Skip all pictures. Write out the data below from its first line through the line that contains "import plotly.graph_objects as go".

* begin DATA *

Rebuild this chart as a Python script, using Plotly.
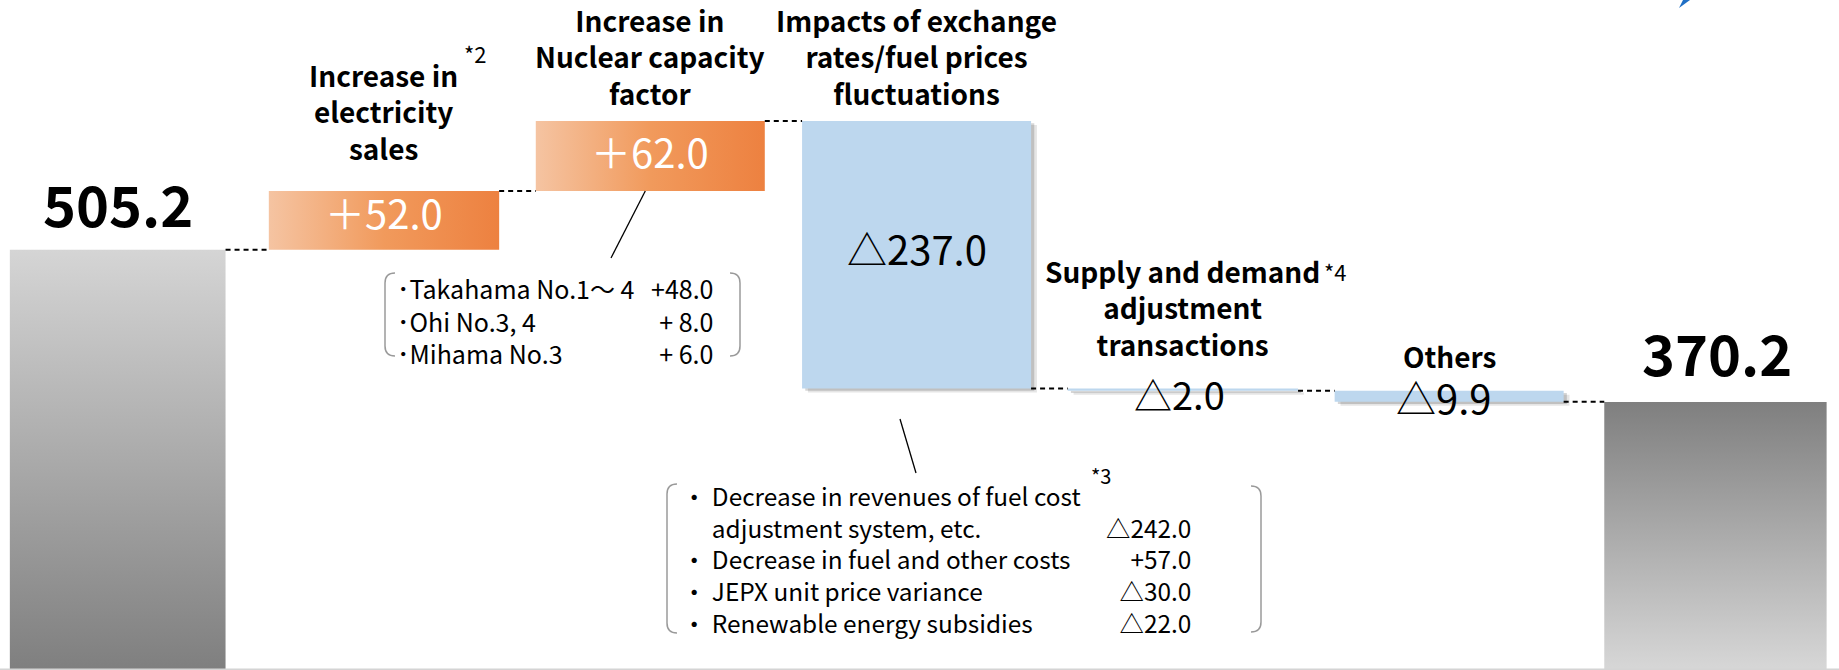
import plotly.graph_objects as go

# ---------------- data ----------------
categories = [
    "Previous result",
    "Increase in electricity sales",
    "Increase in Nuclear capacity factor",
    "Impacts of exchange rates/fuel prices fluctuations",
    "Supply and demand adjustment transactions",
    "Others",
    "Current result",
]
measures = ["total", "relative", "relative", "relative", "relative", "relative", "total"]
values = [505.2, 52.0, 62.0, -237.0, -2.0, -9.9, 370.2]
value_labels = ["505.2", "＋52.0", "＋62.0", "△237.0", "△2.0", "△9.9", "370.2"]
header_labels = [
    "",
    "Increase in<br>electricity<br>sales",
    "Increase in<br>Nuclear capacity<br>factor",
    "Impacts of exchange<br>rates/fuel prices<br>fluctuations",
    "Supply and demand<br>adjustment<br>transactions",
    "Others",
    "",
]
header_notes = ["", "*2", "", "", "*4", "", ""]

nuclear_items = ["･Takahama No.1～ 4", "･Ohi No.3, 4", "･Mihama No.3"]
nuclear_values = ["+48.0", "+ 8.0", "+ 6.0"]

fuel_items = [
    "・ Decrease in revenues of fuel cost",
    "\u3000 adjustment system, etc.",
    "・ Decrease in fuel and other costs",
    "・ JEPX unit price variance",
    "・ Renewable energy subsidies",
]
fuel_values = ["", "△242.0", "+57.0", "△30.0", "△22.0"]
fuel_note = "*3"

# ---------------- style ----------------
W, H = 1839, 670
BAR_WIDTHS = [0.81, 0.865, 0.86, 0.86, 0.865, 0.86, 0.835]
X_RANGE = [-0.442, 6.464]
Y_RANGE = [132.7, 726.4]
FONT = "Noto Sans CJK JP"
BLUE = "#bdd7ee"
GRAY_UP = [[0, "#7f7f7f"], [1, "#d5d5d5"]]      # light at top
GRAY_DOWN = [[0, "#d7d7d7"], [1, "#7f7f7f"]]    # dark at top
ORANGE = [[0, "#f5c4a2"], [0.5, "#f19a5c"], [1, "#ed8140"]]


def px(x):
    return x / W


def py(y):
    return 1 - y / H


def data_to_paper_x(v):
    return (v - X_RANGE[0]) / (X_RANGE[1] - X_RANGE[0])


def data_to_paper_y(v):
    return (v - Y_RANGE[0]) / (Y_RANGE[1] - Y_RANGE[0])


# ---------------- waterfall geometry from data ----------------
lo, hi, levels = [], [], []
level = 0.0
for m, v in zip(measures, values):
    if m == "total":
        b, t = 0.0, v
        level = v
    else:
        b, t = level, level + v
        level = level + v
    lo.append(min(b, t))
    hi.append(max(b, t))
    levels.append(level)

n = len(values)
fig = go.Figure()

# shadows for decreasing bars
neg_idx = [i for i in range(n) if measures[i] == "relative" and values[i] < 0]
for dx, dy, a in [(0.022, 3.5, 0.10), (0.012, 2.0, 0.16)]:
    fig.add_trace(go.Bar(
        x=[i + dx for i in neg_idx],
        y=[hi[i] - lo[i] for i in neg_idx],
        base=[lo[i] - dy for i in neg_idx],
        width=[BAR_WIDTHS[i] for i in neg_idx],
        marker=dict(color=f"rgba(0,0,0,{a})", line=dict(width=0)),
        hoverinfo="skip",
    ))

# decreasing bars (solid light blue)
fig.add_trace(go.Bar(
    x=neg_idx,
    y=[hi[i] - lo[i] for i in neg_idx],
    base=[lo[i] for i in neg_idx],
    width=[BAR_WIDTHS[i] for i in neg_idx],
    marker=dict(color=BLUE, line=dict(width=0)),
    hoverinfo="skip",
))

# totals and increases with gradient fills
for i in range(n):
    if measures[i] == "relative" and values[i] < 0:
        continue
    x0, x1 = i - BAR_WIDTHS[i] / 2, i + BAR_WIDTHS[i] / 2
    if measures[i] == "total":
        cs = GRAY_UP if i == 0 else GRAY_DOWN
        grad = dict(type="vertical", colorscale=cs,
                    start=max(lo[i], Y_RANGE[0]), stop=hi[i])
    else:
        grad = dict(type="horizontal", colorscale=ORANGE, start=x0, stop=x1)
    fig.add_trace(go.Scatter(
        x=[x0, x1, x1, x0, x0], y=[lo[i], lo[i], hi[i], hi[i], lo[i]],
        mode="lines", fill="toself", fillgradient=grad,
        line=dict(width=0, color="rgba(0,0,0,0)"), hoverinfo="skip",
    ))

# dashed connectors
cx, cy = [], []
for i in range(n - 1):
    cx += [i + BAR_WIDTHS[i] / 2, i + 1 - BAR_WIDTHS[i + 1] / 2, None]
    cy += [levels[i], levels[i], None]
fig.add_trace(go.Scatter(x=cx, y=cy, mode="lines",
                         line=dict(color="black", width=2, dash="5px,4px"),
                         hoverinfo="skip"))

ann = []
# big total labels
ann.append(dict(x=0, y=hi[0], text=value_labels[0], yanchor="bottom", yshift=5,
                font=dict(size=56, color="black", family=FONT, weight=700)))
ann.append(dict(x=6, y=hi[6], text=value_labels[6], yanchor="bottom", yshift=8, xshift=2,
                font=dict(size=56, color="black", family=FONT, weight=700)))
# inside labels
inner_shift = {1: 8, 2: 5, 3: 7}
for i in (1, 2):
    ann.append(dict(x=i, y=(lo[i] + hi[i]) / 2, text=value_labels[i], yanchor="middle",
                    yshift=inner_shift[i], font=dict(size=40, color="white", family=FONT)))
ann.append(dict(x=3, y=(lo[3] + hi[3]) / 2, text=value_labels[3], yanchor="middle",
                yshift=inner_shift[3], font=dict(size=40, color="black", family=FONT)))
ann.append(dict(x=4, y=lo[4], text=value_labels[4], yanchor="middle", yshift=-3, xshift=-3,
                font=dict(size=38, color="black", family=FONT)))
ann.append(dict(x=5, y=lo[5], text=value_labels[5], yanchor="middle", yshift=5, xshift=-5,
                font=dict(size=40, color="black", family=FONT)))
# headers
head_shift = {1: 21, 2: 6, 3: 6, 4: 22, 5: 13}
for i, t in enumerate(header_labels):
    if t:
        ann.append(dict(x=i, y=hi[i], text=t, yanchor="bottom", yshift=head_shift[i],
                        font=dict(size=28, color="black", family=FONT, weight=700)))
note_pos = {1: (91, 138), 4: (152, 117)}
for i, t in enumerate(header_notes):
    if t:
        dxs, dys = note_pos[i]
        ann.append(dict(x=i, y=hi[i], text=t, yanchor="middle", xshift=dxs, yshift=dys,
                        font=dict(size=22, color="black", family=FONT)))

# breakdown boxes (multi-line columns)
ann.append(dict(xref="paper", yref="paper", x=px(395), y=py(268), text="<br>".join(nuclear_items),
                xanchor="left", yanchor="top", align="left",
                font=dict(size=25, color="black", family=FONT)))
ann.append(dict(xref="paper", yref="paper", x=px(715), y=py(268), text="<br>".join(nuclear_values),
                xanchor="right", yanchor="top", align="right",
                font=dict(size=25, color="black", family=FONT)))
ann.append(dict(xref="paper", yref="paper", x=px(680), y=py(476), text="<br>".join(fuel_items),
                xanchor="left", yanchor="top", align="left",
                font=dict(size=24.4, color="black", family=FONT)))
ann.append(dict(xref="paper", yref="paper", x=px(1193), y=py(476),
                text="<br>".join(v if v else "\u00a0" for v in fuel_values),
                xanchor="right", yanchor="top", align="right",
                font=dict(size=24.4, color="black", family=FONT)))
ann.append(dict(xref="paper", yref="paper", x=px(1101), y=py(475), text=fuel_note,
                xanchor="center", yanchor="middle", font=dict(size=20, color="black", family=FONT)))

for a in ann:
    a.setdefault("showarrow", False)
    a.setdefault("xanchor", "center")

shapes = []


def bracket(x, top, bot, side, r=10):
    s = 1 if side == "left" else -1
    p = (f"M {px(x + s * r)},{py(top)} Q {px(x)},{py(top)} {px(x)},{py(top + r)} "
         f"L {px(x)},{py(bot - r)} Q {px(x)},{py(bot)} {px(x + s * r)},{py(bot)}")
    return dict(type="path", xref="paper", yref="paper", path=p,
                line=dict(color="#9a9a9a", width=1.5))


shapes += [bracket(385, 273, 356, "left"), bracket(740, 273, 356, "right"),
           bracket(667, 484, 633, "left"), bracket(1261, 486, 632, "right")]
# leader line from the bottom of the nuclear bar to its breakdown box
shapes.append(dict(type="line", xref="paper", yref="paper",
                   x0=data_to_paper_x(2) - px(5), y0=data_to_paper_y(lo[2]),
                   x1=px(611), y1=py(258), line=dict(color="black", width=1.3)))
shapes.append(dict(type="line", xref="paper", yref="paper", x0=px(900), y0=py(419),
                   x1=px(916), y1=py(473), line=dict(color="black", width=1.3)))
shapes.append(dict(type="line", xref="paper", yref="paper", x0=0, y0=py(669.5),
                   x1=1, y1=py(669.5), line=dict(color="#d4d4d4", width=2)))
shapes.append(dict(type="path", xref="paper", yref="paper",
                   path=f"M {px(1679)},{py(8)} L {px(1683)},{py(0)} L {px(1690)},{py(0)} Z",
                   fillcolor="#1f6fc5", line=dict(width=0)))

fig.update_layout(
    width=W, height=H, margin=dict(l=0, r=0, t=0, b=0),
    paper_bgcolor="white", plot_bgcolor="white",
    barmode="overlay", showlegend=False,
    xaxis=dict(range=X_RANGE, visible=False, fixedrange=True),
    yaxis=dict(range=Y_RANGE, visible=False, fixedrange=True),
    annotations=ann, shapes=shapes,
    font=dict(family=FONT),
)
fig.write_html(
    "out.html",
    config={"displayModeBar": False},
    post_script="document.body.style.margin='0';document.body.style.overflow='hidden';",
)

* end DATA *

▶ EXERCISE RESPONSE
Rebuild this chart as a Python script, using Plotly.
import plotly.graph_objects as go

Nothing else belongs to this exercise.